A: Auto parts technical writers reuse content by storing each piece of content - a warning, a procedure, a specification - as a single component in a central library, then referencing that component from every manual that needs it. When the component is updated, every manual that references it reflects the change automatically. No copying, no manual find-and-replace across files.
Q: What is content reuse and how does it work for product documentation?
A: Content reuse means writing a content component once and referencing it from multiple documents, rather than copying it. In a Component Content Management System (CCMS), each reusable piece of content - a topic, a warning, a step - is stored once in a library. Multiple manuals point to the same component. One edit updates every document that includes that component, eliminating version drift and the risk of missing an instance.
Q: How do I avoid rewriting the same content across multiple manuals?
A: The solution is structured authoring with a CCMS. Identify the content that repeats across your manuals - safety warnings, standard procedures, regulatory statements - and store each as a single reusable topic in a central library. Manuals then reference these topics rather than containing their own copies. Changes to the source topic flow to every manual automatically.
Q: What types of content work best for reuse in auto parts documentation?
A: The highest-reuse content in auto parts documentation includes safety warnings (operating temperature limits, electrical hazard notices, fluid handling precautions), regulatory and compliance statements, standard procedures shared across a product family, product specifications appearing across variants, and boilerplate sections like warranty statements and disposal instructions. These categories typically account for the majority of content in a large manual library.
Q: What is a CCMS and do I need one for content reuse?
A: A Component Content Management System (CCMS) is a platform that manages content at the component level - individual topics, warnings, and procedures - rather than whole documents. You need one to implement true content reuse at scale. Without a CCMS, content reuse typically means copying, which defeats the purpose. A CCMS like Author-it stores each component once in a library and manages the references between components and the manuals that use them.

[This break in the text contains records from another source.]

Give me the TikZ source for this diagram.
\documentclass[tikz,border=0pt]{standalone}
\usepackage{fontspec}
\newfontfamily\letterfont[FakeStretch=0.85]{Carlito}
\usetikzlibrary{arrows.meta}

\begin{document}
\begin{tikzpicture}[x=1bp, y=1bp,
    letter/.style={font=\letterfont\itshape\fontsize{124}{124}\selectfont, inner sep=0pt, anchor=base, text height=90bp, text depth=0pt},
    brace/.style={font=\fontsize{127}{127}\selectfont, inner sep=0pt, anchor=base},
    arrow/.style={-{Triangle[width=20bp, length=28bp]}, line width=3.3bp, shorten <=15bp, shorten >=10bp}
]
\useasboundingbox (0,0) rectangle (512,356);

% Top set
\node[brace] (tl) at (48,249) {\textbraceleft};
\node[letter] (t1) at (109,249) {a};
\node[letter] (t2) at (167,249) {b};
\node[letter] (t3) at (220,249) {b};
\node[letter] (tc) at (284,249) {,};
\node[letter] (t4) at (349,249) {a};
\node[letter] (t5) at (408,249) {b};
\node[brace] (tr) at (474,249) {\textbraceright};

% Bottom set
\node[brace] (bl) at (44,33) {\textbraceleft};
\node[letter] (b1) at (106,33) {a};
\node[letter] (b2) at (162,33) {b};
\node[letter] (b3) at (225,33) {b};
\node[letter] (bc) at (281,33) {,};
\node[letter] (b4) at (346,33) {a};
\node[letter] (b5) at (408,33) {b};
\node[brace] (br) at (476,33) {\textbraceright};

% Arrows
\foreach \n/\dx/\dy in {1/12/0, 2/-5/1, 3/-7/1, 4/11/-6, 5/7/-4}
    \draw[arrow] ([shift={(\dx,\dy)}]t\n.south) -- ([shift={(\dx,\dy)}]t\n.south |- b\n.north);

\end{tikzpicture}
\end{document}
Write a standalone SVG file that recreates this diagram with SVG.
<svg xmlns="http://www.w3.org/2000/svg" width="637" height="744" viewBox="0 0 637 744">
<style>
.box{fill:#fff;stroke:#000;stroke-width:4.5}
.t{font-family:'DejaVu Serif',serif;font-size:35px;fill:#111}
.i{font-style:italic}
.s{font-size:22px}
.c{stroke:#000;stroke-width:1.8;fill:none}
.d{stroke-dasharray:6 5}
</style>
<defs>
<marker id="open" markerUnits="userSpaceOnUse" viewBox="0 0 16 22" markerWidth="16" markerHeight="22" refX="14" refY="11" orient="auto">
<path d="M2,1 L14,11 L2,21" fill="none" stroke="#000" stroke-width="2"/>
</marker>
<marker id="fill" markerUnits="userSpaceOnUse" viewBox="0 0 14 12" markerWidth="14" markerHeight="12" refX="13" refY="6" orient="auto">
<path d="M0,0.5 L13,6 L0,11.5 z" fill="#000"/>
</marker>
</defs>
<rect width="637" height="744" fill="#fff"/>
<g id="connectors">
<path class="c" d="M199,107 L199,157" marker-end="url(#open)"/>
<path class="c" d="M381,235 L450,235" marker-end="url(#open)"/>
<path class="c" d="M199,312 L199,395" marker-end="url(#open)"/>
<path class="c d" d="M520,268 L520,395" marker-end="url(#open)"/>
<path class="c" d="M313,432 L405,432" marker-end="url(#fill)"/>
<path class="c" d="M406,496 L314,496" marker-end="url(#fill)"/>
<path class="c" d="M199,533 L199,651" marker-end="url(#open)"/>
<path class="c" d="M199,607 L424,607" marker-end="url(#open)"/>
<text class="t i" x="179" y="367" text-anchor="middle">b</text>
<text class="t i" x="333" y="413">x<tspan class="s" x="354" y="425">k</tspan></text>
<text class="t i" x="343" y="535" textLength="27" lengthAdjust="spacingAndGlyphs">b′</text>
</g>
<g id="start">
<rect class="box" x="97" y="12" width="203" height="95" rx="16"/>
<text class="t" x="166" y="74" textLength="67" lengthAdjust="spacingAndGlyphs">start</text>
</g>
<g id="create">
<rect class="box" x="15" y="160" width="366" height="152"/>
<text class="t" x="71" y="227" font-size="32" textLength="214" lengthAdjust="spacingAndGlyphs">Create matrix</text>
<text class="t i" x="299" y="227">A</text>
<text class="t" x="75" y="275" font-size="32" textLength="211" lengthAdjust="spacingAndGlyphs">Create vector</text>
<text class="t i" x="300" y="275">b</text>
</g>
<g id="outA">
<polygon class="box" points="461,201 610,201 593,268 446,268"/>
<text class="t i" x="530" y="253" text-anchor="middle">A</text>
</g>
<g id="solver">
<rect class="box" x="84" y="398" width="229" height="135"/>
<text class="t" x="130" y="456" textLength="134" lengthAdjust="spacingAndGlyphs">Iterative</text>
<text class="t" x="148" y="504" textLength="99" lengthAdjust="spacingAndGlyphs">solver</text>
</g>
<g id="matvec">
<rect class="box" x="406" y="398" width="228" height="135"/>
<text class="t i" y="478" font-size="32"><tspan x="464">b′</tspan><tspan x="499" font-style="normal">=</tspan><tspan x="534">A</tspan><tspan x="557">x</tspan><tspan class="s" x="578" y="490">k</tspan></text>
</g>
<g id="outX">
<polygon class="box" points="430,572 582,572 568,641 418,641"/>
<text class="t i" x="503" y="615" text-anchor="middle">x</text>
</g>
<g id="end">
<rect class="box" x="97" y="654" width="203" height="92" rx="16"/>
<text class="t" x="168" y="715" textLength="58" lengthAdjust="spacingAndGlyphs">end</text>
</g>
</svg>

Q: How much time can content reuse save auto parts technical writers?
A: Author-it customers in manufacturing achieve 60-70% content reuse rates, meaning 60-70% of update tasks that previously required touching multiple files now require one change in one place. For a writer maintaining 50+ manuals with regular spec changes, this translates to hours or days recovered per update cycle - time that shifts to writing genuinely new content rather than re-creating what already exists.
Q: Can content reuse work alongside product variants and regional versions?
A: Yes. In Author-it, content variants allow a single topic to output different text based on audience, product variant, or market - without creating separate copies. The core content is shared; conditional elements handle the variations. This means a warning that differs slightly between two regional markets can still be maintained as one topic, not two, with the regional differences managed through variables or conditional content.
Q: What is single-source publishing and how does it relate to content reuse?
A: Single-source publishing means publishing the same underlying content to multiple output formats - PDF, HTML, print - from one source without rewriting. It works in combination with content reuse: the same reusable components that appear across multiple manuals can also be published to multiple output formats from a single source. Together, they eliminate both cross-document duplication and format-specific rewriting.